Sometime after Mick Jones returned from France he joined Wonderwheel, Gary Wright’s solo project after he had left Spooky Tooth in 1970 following the experimental Ceremony album released in 1969 and made in collaboration with French electronic tinkler Pierre Henry. Spooky Tooth would in fact reform in 1973 with Jones and Wright regrouping with the band’s other lead singer and piano player Mike Harrison. But before that happened the remainder of the original band (minus bassist Greg Ridley who left in 1969 to join Humble Pie) comprising of Harrison on lead vocals, Luther Grosvenor on guitar and Mike Kellie on drums, enlisted the help of friends from The Grease Band, Henry McCulloch on second guitar, Chris Stainton on piano and organ and Alan Spenner on bass – together they made The Last Puff in 1970.
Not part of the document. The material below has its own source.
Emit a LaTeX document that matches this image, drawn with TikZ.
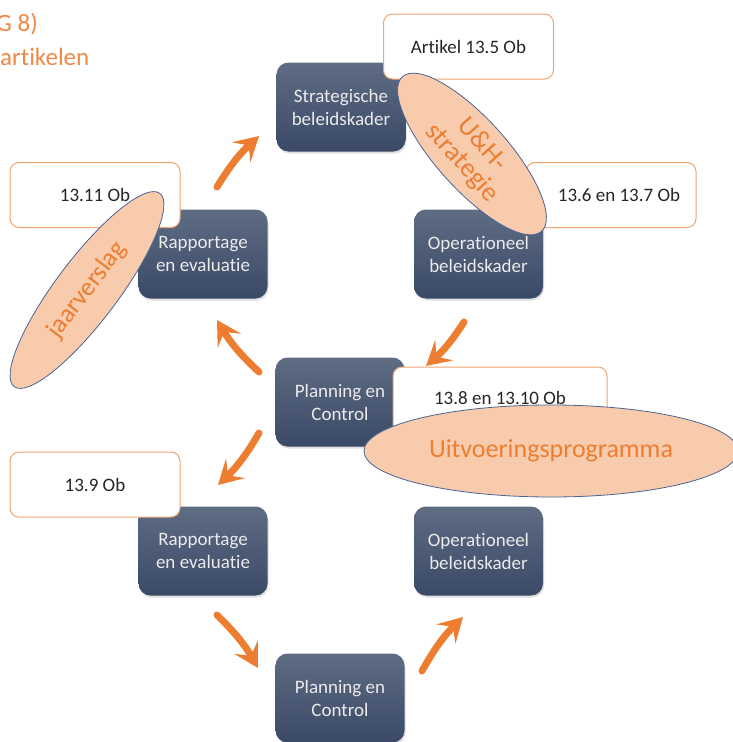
\documentclass[tikz,border=0pt]{standalone}
\usepackage{fontspec}
\setmainfont{Carlito}[Ligatures=NoCommon]
\usetikzlibrary{shapes.geometric,arrows.meta,shadows}
\definecolor{boxtop}{HTML}{5E6C84}
\definecolor{boxbot}{HTML}{3A4966}
\definecolor{orng}{HTML}{ED7D31}
\definecolor{peach}{HTML}{F8CBAD}
\definecolor{eborder}{HTML}{4A6495}
\definecolor{txt}{HTML}{262626}
\tikzset{
  darkbox/.style={rounded corners=12pt, top color=boxtop, bottom color=boxbot,
    minimum width=129pt, minimum height=89pt, text=white!92!black, align=center,
    font=\fontsize{19}{23}\selectfont, inner sep=1pt,
    drop shadow={opacity=0.25, shadow xshift=1pt, shadow yshift=-2pt}},
  notebox/.style={rounded corners=9pt, draw=orng!70, line width=1pt, fill=white,
    minimum width=170pt, minimum height=65pt, text=txt, font=\fontsize{19}{21}\selectfont},
  peachell/.style={ellipse, draw=eborder, line width=0.8pt, fill=peach, text=orng,
    inner sep=0pt, align=center},
  flowarrow/.style={draw=orng, line width=7pt, line cap=round,
    -{Stealth[length=24pt, width=27pt, inset=10pt]}},
  heading/.style={text=orng!90, font=\fontsize{25}{26}\selectfont, inner sep=0pt}
}
\begin{document}
\begin{tikzpicture}[x=1pt,y=-1pt]
\useasboundingbox (0,0) rectangle (733,742);
\clip (0,0) rectangle (733,742);
% heading
\node[heading, anchor=west] (h1) at (-4,24) {G 8)};
\node[heading, anchor=west] (h2) at (0,57) {artikelen};
% dark boxes
\node[darkbox] (sb) at (341,107) {Strategische\\beleidskader};
\node[darkbox] (ob1) at (478.5,254) {Operationeel\\beleidskader};
\node[darkbox] (re1) at (203,254) {Rapportage\\en evaluatie};
\node[darkbox] (pc1) at (340,402) {Planning en\\Control};
\node[darkbox] (re2) at (203,551) {Rapportage\\en evaluatie};
\node[darkbox] (ob2) at (478.5,551) {Operationeel\\beleidskader};
\node[darkbox] (pc2) at (340,698) {Planning en\\Control};
% note boxes
\node[notebox] (n1) at (468.5,46.5) {Artikel 13.5 Ob};
\node[notebox] (n2) at (611,195) {\hspace*{16pt}13.6 en 13.7 Ob};
\node[notebox] (n3) at (95,195) {13.11 Ob};
\node[notebox, minimum width=214pt, minimum height=66pt] (n4) at (500,400) {\raisebox{5pt}{13.8 en 13.10 Ob}};
\node[notebox] (n5) at (95,484.5) {13.9 Ob};
% ellipses
\node[peachell, rotate=-48, minimum width=208pt, minimum height=64pt,
  font=\fontsize{27}{27}\selectfont] (uh) at (472,154) {U\&H-\\strategie};
\node[peachell, rotate=53, minimum width=242pt, minimum height=62pt,
  font=\fontsize{26}{26}\selectfont] (jv) at (87,290) {jaarverslag};
\node[peachell, minimum width=374pt, minimum height=92pt,
  font=\fontsize{26}{26}\selectfont] (up) at (551,451) {Uitvoeringsprogramma};
% arrows
\coordinate (a1s) at (217,187);
\coordinate (a1e) at (259,136);
\coordinate (a2s) at (464,322);
\coordinate (a2e) at (426,366);
\coordinate (a3s) at (259,372);
\coordinate (a3e) at (217,320);
\coordinate (a4s) at (259,433);
\coordinate (a4e) at (218,485);
\coordinate (a5s) at (217,615);
\coordinate (a5e) at (258,668);
\coordinate (a6s) at (422,671);
\coordinate (a6e) at (463,617);
\draw[flowarrow] (a1s) to[bend left=8] (a1e);
\draw[flowarrow] (a2s) to[bend left=8] (a2e);
\draw[flowarrow] (a3s) to[bend left=8] (a3e);
\draw[flowarrow] (a4s) to[bend left=8] (a4e);
\draw[flowarrow] (a5s) to[bend left=8] (a5e);
\draw[flowarrow] (a6s) to[bend left=8] (a6e);
\end{tikzpicture}
\end{document}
With Wright gone the band had lost their main songwriter but in those days there was no shame in interpreting other people’s songs, even performing other band’s new songs as Hendrix did with Sgt. Pepper’s, performing the title track just three days after its release – can you imagine this scenario happening today? The second track on the album, The Wrong Time was actually written by the departed Gary Wright and session guitar player Hugh McCracken. Elton John and Bernie Taupin contributed the song Son Of Your Father – it also appeared four months later on the release of Tumbleweed Connection in October of the same year. Something To Say written by Joe Cocker and Peter Nichols wouldn’t appear by Joe Cocker for another two years when it came out on Cocker’s third and confusingly titled second release also called Joe Cocker in 1972. It’s inclusion was probably influenced by Chris Stainton who contributed a song of his own (the title track), The Grease Band having been originally formed as Cocker’s backing band. Down River was written by and appeared on David Ackles self-titled debut released in 1968. Nobody There At All was written by Mike Post and Bobby Martin, Martin was an arranger but Mike Post became famous for his TV themes notably, Hill Street Blues. Last but not least the opening track on the album was a 6 minute Hard Rock version of I Am The Walrus.
Oddly with all the talent involved in the writing and playing on this album, (it was produced by Island boss Chris Blackwell) Spooky Tooth’s creative heyday seemed to be behind them but the inspired dark cover of I Am The Walrus keeps this album very much alive – don’t miss the female vocals at 4.08, I’m not at the archive to check the album cover for a credit, if there is one but it’s one of many great moments in the version. For all its rough and ready sound the album grows on me the more I listen to it. It was unusual in that it was two halves of two bands coming together and for fans of early Joe Cocker, Leon Russell or The Band this album deserves better attention than history has allowed it.
Band members went onto fascinating things – Henry McCulloch joined Wings, Alan Spenner and Chris Stainton became in demand session men, Luther Grosvenor became Ariel Bender and joined Mott The Hoople and Mike Kellie joined one of the legendary greats of the New Wave era – The Only Ones.